The arp definitely gets old quick. It's also way loud at times... has way too much dynamics. You should use a compressor to tame the peaks and bring the dynamics under control.
It sounds like there is a song playing in the background... the arp sound just distracts you from hearing it.
Also at 1:35, I expected it to drop way harder. The build up was good, built some energy, and then it just kinda flopped into the meat of the track... which wasn't much. But you are new to this, and it will take time to figure out how to control the energy of the song... A good tip is to have parts of contrast in your song. Use your sounds to change the focal point of the track. Like Kevin said, that arp sound goes way too long. It would have been a great change up if you switched the focal point by dropping the arp at 1:35, and let the bass play the lead. You could achieve this by layering a bass sound with higher frequency content (like a raspy sounding bass made from saw/sqaure waves), and playing it like a lead instrument... and have the sub support the lead.

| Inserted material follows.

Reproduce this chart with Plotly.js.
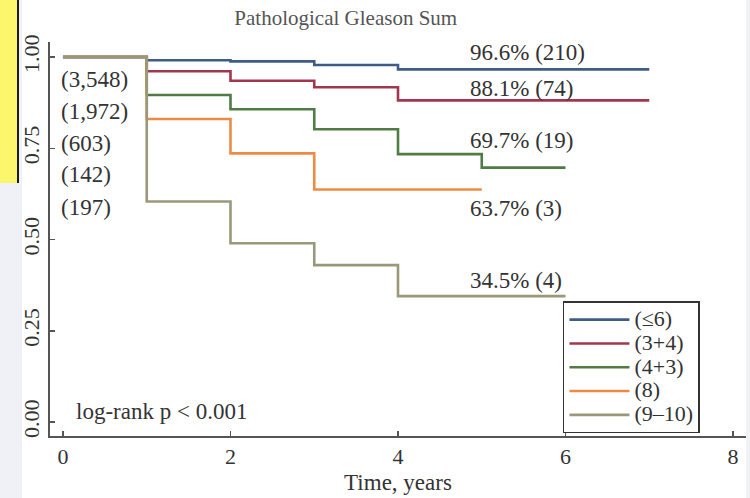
<!DOCTYPE html>
<html>
<head>
<meta charset="utf-8">
<script src="https://cdn.plot.ly/plotly-3.0.1.min.js"></script>
<style>
  html, body { margin: 0; padding: 0; background: #ffffff; }
  #wrap { position: relative; width: 750px; height: 498px; overflow: hidden; background: #ffffff; }
  #leftstrip { position: absolute; left: 0; top: 0; width: 22px; height: 498px; background: #eff1f6; }
  #yellow { position: absolute; left: 0; top: 0; width: 17px; height: 183px; background: #fcf66c; border-right: 2px solid #1a1a1a; }
  #rightstrip { position: absolute; left: 746px; top: 0; width: 4px; height: 498px; background: #f1f2f6; }
  #chart { position: absolute; left: 0; top: 0; width: 750px; height: 498px; }
</style>
</head>
<body>
<div id="wrap">
  <div id="leftstrip"></div>
  <div id="yellow"></div>
  <div id="rightstrip"></div>
  <div id="chart"></div>
</div>
<script>
// ---- Data ----
const groupNames = ["(≤6)", "(3+4)", "(4+3)", "(8)", "(9–10)"];
const groupColors = ["#3e5d86", "#a2364f", "#4f7c43", "#ef8a45", "#9a9878"];

const timeLow6   = [0, 1, 2, 3, 4, 7];
const survLow6   = [1.0, 0.991, 0.988, 0.978, 0.966, 0.966];

const time34     = [0, 1, 2, 3, 4, 7];
const surv34     = [1.0, 0.961, 0.935, 0.917, 0.881, 0.881];

const time43     = [0, 1, 2, 3, 4, 5, 6];
const surv43     = [1.0, 0.896, 0.857, 0.802, 0.734, 0.697, 0.697];

const time8      = [0, 1, 2, 3, 5];
const surv8      = [1.0, 0.830, 0.736, 0.637, 0.637];

const time910    = [0, 1, 2, 3, 4, 6];
const surv910    = [1.0, 0.604, 0.490, 0.430, 0.345, 0.345];

const atRiskLabels = ["(3,548)", "(1,972)", "(603)", "(142)", "(197)"];
const finalLabels  = ["96.6% (210)", "88.1% (74)", "69.7% (19)", "63.7% (3)", "34.5% (4)"];

const xTicks = [0, 2, 4, 6, 8];
const yTicks = [0, 0.25, 0.5, 0.75, 1.0];
const yTickText = ["0.00", "0.25", "0.50", "0.75", "1.00"];

// ---- Layout helpers (positions, not data) ----
const atRiskPos = [[-0.05, 0.937], [-0.05, 0.852], [-0.05, 0.764], [-0.05, 0.677], [-0.05, 0.589]];
const finalPos  = [[4.83, 1.011], [4.83, 0.915], [4.83, 0.770], [4.83, 0.586], [4.83, 0.389]];

const serif = "'Liberation Serif', 'Times New Roman', serif";
const textColor = "#333333";

const series = [
  [timeLow6, survLow6],
  [time34, surv34],
  [time43, surv43],
  [time8, surv8],
  [time910, surv910]
];

const traces = series.map((s, i) => ({
  x: s[0], y: s[1],
  type: "scatter", mode: "lines",
  name: '<span style="font-size:22px">' + groupNames[i] + '</span>',
  line: { shape: "hv", color: groupColors[i], width: 2.6 },
  hoverinfo: "skip"
}));

const annoFont = { family: serif, size: 23, color: textColor };
const annotations = [];
atRiskLabels.forEach((t, i) => annotations.push({
  x: atRiskPos[i][0], y: atRiskPos[i][1], xref: "x", yref: "y",
  text: t, showarrow: false, xanchor: "left", yanchor: "middle", font: annoFont
}));
finalLabels.forEach((t, i) => annotations.push({
  x: finalPos[i][0], y: finalPos[i][1], xref: "x", yref: "y",
  text: t, showarrow: false, xanchor: "left", yanchor: "middle", font: annoFont
}));
annotations.push({
  x: 0.13, y: 0.030, xref: "x", yref: "y",
  text: "log-rank p < 0.001", showarrow: false, xanchor: "left", yanchor: "middle", font: annoFont
});

const layout = {
  width: 750, height: 498,
  margin: { l: 50, r: 4, t: 42, b: 62, pad: 0 },
  paper_bgcolor: "rgba(0,0,0,0)",
  plot_bgcolor: "rgba(0,0,0,0)",
  title: {
    text: "Pathological Gleason Sum",
    x: 0.461, xanchor: "center", y: 0.965, yanchor: "middle",
    font: { family: serif, size: 21, color: "#555555" }
  },
  showlegend: true,
  legend: {
    x: 0.737, y: 0.342, xanchor: "left", yanchor: "top",
    bgcolor: "#ffffff", bordercolor: "#333333", borderwidth: 1.5,
    font: { family: serif, size: 16, color: textColor },
    itemwidth: 60,
    tracegroupgap: 0
  },
  xaxis: {
    range: [-0.155, 8.155],
    tickvals: xTicks, ticktext: xTicks.map(String),
    ticks: "inside", ticklen: 5, tickwidth: 1.5, tickcolor: "#555555",
    showline: true, linecolor: "#555555", linewidth: 1.8,
    showgrid: false, zeroline: false,
    tickfont: { family: serif, size: 22, color: textColor },
    title: { text: "Time, years", font: { family: serif, size: 23, color: textColor }, standoff: 6 }
  },
  yaxis: {
    range: [-0.038, 1.041],
    tickvals: yTicks, ticktext: yTickText,
    ticks: "inside", ticklen: 5, tickwidth: 1.5, tickcolor: "#555555",
    showline: true, linecolor: "#555555", linewidth: 1.8,
    showgrid: false, zeroline: false,
    tickangle: -90,
    tickfont: { family: serif, size: 22, color: textColor }
  },
  annotations: annotations
};

Plotly.newPlot("chart", traces, layout, { displayModeBar: false, staticPlot: true });
</script>
</body>
</html>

Also another tip for your build ups... Sometimes just dropping everything in directly after the build up kills the energy you amassed during the build up. It sounds like this is the case on this track. If you put like a one bar gap after your build, and fill it with some sort of pitch sweep, or a tease of the bass... or something, and then drop everything in... It might keep the energy a little better. This is because of the contrast between the build and the meat of the track. You have all this energy going into the build, and then it breaks to something that is not quite as much energy, but also not a stark contrast. This only serves to bring the energy level down. However if you build all that energy, then you cut to alot less energy for a bar, when you bring the full track in it seems to keep a lot more energy because that which came before it had almost no energy at all... so It sounds like the track jumps in energy level as opposed to falling in energy level.
Not a bad attempt. Definitely keep working at it, as you have plenty of potential.